Один из «друзей» – герой избранного дела, цель – его идол, по пути к ней отсекается все «лишнее», то есть неупорядоченно живое. Его аскетизм, порожденный бешеной жаждой самоутверждения, его патологическое бесстрашие (капли трусости не хватает ему как обаяния) – все в нем неинстинктивно, антиприродно. Его поразительная удачливость связана с неспособностью отвлечься, соблазниться, уклониться, протратиться на второстепенное; им всегда руководит тонкая выгода, возвышенная до безумного геройства. Под ледяными лучами его славы (этот человек – вулканолог, и он профессионально осуществляет себя как бы в горних сферах) корчится, петушится, тревожно ощупывает свою жизнь и душу другой, не слишком удачливый, вечно предпочитающий конечным целям попутные впечатления. Это повествователь, двойник автора. Препарируя «друга детства» и умело выявляя в нем скрытые червоточины, он на самом деле втайне завидует – нет, конечно, не «другу», а тому, суррогатом чего обладает его знаменитый однокашник. Это суррогат цельного смысла, суррогат четкой духовной структуры. Однако повесть робка, в ней как бы даже не предполагается идеальная точка отсчета; из спора между громкой деловитостью одного из «соперников» и оговорчивой, оглядчивой безалаберностью другого никакой истины не может родиться.

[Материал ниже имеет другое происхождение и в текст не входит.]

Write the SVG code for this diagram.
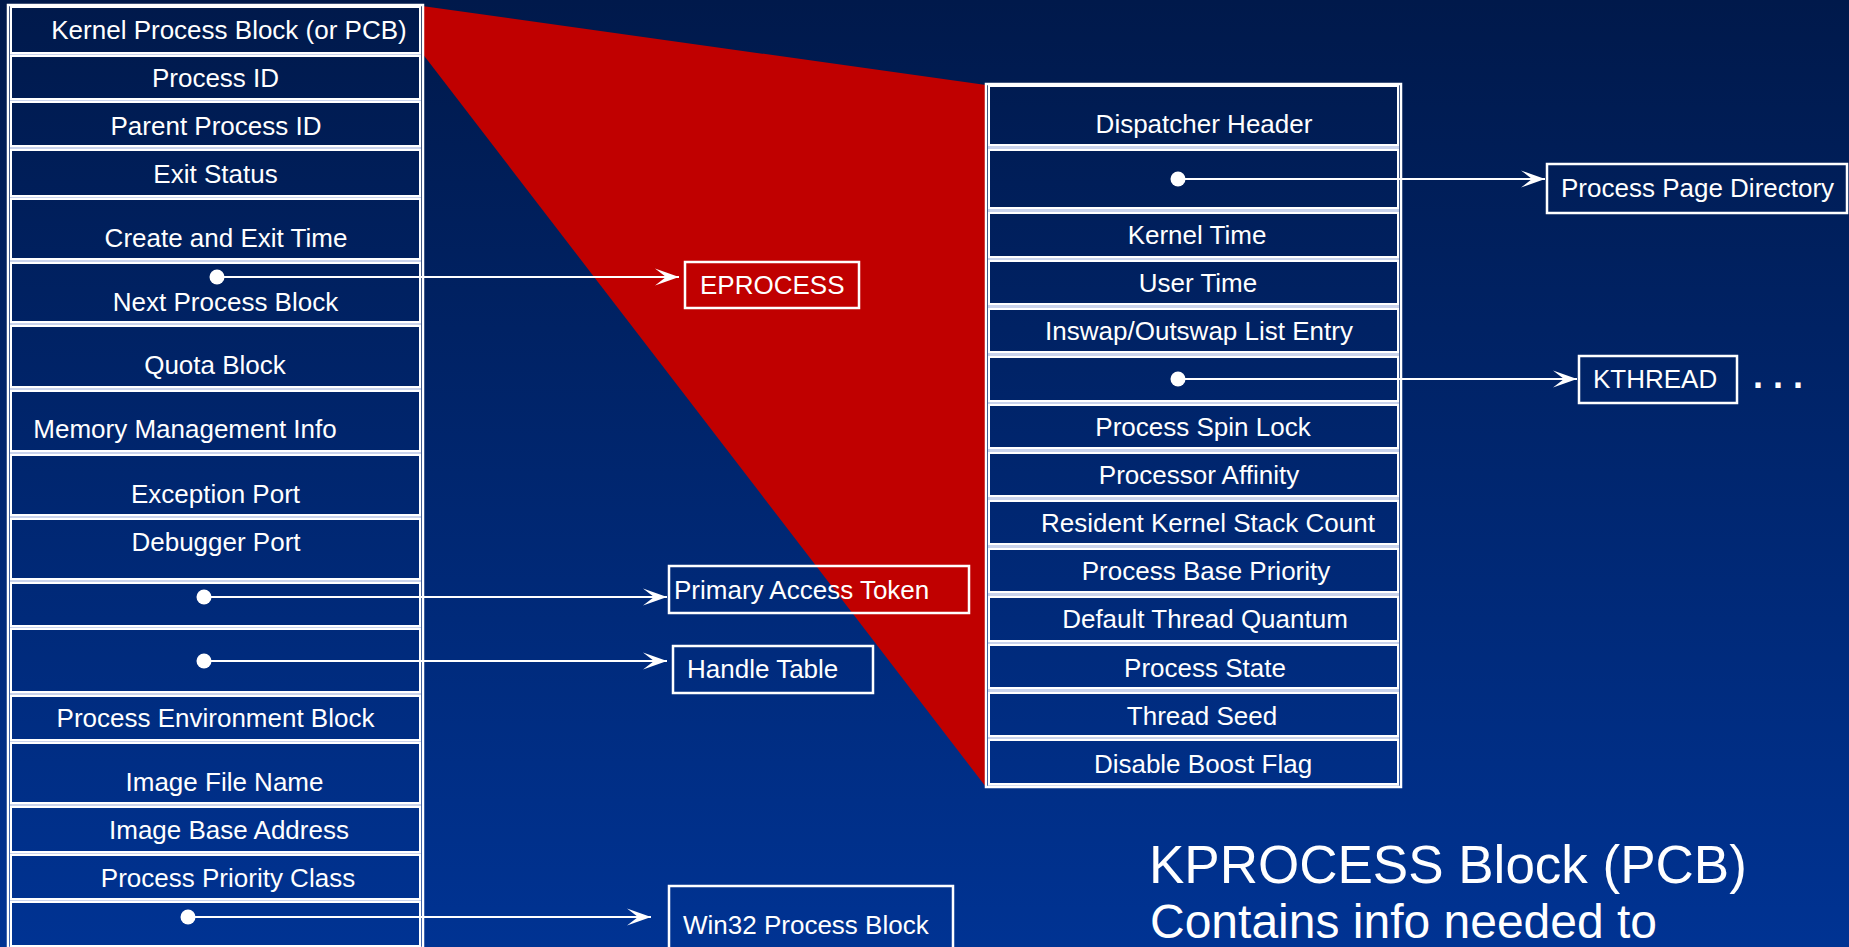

В «Дачной местности» («Жизнь в ветреную погоду») Битов ищет подходы опять-таки к восстановлению цельности. Это повесть о повести. Более того, очевидно, повесть, которую пишет герой, и повесть, которую мы читаем, – одна и та же. Она зарождается, так сказать, биологически зачинается на наших глазах – в бесцельных, по-видимому, качаниях мысли, в ненаправленных дрожаниях чувства, посреди прихотливых попыток рвануться и раздробиться во все стороны, уйти от императива внутренней собранности. Душа не полагает себе никакой задачи, и у нее нет причин, нет твердых оснований отдать чему-либо предпочтение: жене или какому-то отдаленному певучему женскому зову, работе или игрушечному пистолету. Все прекрасно, все заманчиво дразнит чувствительность, и все недостижимо уплывает куда-то, предательски уносимое вроде бы неторопливым временем: день да ночь – сутки прочь.
И вот сама жизнь прочерчивает сквозь эту сумятицу, сквозь точечный рой мгновений свою суровую прямую – кратчайшее расстояние между двумя точками, между старым отцом и маленьким сыном героя. Тот волей-неволей оказывается на оси, на ветру, на сквозной линии жизненной тяги. И вся душевная сутолока, утомительно разнообразная, неразборчиво богатая, неожиданно насаживается на скрепы вины и благодарности. Это неизбежная вина перед отцом – за то, что он стар, а ты молод, вина крепкого тела перед изношенным; вина за то, что отец наивен, а раздражение так трудно скрыть, за то, что старик влюбленно заискивает перед сыном и откровенно гордится им, а у сына нет причин гордиться собой, и отцовское тщеславие – как счет, который никогда не будет оплачен. И благодарность собственному малышу – за то, что, устремляясь вслед его младенческому взгляду, старший возвращает себе живой и настоящий мир («“Видишь, речка?” – сын смотрел на речку… и это действительно была речка».), за доверительную и бессознательную щедрость этого подарка. Короче, сын своего отца и отец своего сына, когда в какое-то мгновение в его душе совмещаются эти жизненные позиции, испытывает вину за отчужденность и благодарность за общение – прототипы всякой человеческой вины и благодарности.
И эти простые чувства вдруг придают миру окрест героя естественный порядок, мгновенную определенность и нестеснительное воздушное благоустройство («Симметрия, казалось бы, случайная… все это как бы на одной оси, совпавшей с взглядом и ветром, объединенное куполом неба, как легатой…»). Даже баловство, ленивое томление, неприкаянность, раздражение и суета группируются вокруг этой точки в нечто совсем не бессмысленное, а плодотворное – в данном случае ведущее к рождению книги. Кровеносные сосуды жизни без всякой избирательности и брезгливости пронизывают собою все; рассасывается граница между главным и второстепенным, между делом и забавой (мучившая героя в начале повести).
В конце «Дачной местности» герой садится за стол и испытывает долгожданное счастье работы, непринужденной и не отделенной от всего остального, – работы, которую мудрая неразборчивость жизни не обошла своим покровительством. Но зная, что́ он напишет (то, что мы только что прочли), не вполне разделяешь его радость. Обращенность искусства на свой собственный процесс всегда сомнительна – как слишком исключительный и приватный выход из тревог, имеющих общее значение. «Симметрия», равновесие, достигнутые в «Дачной местности», действительно оказались «случайными», непрочными, как бы заведомо неспособными исполнить обещанное.